Begin with the first line below and retype each line exactly through the line containing "import pandas as pd". Any pictures are to be left out.

※

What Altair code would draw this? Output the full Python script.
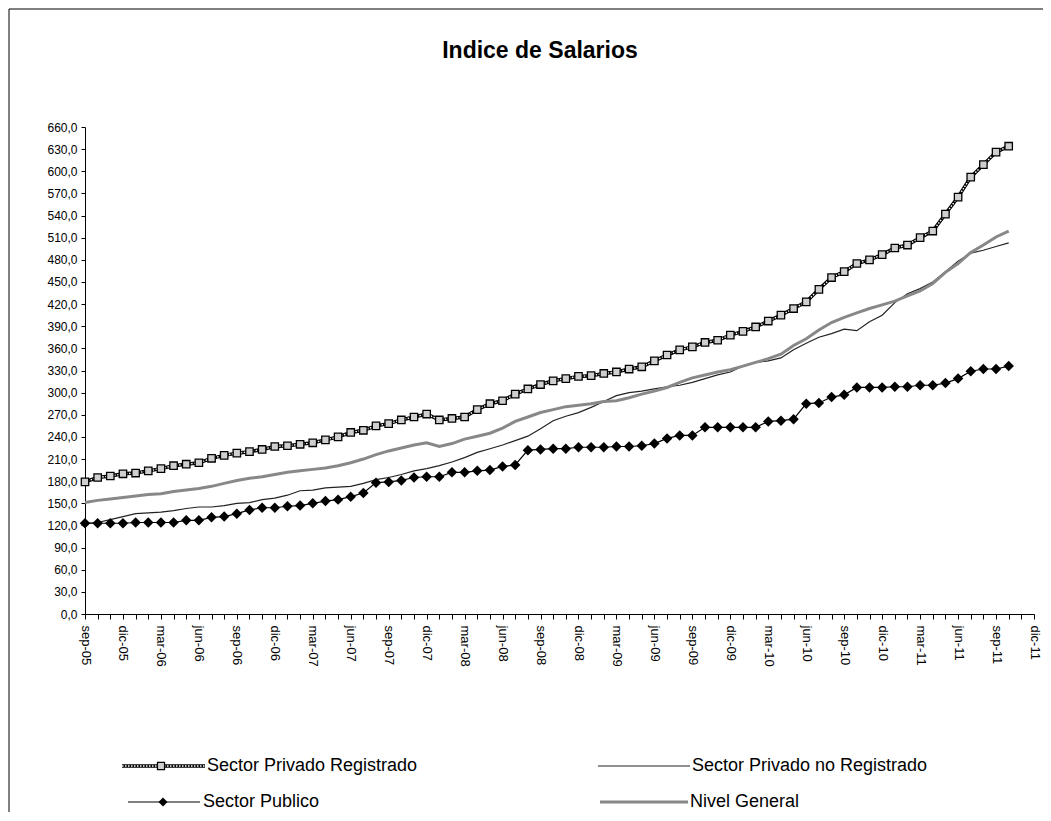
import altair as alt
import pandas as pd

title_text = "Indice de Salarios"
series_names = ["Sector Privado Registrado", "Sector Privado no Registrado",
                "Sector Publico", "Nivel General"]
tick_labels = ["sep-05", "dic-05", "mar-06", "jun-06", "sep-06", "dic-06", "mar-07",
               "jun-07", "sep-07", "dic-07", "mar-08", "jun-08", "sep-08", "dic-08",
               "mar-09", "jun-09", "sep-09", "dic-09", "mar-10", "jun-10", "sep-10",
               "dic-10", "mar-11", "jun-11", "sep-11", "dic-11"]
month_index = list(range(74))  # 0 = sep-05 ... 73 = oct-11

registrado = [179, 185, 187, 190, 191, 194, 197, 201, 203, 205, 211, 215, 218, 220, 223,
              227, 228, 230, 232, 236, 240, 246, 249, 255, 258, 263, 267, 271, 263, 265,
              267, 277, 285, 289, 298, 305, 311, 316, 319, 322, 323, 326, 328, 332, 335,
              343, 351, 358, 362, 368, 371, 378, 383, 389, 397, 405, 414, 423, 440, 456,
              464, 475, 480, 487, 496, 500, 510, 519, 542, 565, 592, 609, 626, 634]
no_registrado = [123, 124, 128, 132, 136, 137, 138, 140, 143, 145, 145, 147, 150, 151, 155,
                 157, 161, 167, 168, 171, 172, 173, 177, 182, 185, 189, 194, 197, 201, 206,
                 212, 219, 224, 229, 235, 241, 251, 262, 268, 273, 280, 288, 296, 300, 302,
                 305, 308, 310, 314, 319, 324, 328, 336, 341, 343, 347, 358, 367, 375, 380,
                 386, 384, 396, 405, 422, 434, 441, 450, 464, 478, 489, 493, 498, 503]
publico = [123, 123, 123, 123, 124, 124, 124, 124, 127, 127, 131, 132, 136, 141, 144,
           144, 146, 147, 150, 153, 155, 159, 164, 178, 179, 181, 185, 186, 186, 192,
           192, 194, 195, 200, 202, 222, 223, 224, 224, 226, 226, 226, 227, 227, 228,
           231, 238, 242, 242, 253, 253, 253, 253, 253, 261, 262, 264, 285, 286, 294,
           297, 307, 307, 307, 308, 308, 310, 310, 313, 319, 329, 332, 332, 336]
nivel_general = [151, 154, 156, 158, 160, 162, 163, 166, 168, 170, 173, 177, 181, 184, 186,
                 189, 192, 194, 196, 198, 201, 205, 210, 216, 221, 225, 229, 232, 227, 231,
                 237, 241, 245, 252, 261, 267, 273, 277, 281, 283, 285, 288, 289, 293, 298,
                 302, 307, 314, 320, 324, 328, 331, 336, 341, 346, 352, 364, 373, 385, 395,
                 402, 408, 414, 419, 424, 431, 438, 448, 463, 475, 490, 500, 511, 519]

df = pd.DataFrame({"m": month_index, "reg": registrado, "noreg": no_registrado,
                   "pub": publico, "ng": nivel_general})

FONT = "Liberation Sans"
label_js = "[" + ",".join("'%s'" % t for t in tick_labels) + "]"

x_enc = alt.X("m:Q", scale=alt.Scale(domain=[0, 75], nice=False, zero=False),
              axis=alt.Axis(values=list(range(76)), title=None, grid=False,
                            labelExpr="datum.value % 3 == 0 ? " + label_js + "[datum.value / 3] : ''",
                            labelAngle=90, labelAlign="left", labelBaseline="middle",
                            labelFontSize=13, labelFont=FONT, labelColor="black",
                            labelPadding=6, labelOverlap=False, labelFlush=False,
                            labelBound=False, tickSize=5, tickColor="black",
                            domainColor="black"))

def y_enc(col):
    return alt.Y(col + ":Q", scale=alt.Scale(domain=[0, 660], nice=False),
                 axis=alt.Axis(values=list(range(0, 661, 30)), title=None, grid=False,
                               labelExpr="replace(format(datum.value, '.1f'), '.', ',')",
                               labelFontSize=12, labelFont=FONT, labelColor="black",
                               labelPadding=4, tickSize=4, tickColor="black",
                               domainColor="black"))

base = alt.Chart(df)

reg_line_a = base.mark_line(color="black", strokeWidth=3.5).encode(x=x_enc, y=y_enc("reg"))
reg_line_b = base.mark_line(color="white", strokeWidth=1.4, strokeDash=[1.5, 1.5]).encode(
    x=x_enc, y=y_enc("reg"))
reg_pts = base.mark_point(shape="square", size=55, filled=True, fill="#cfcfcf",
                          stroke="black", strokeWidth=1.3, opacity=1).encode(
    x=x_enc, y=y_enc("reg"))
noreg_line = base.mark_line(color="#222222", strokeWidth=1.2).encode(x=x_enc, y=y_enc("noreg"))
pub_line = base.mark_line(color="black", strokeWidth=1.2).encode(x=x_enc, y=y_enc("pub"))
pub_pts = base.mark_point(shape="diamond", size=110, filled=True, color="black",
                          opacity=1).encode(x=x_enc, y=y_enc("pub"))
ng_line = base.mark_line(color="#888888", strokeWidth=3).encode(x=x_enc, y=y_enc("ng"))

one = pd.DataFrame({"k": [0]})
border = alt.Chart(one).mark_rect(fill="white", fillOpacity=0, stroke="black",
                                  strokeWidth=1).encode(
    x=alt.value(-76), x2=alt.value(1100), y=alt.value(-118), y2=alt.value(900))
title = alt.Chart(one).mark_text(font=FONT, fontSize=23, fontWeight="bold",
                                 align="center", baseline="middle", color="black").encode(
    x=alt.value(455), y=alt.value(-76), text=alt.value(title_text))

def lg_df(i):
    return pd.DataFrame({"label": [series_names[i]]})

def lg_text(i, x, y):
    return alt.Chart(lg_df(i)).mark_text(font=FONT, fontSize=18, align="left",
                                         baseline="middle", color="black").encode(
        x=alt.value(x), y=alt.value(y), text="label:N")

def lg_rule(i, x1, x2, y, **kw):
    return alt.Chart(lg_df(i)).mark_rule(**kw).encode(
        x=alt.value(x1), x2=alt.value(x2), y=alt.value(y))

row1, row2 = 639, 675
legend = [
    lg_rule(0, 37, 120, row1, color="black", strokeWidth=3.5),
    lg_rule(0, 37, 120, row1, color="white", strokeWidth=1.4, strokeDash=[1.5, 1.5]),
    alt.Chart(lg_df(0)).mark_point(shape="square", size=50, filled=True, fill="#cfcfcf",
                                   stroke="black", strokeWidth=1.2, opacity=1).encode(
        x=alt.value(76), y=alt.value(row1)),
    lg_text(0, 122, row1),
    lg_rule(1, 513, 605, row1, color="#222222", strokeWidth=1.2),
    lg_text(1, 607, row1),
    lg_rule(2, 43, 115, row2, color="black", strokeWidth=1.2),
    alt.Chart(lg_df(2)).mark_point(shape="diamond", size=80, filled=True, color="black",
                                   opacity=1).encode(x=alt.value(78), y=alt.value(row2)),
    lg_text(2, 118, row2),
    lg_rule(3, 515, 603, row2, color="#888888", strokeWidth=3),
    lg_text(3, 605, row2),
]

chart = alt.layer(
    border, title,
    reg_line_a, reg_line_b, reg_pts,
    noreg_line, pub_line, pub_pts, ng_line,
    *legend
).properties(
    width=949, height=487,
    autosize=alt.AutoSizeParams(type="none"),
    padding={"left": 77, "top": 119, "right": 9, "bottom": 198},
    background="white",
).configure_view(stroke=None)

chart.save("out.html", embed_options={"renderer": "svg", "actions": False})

※

» RIGHT ANSWER
What Altair code would draw this? Output the full Python script.
import altair as alt
import pandas as pd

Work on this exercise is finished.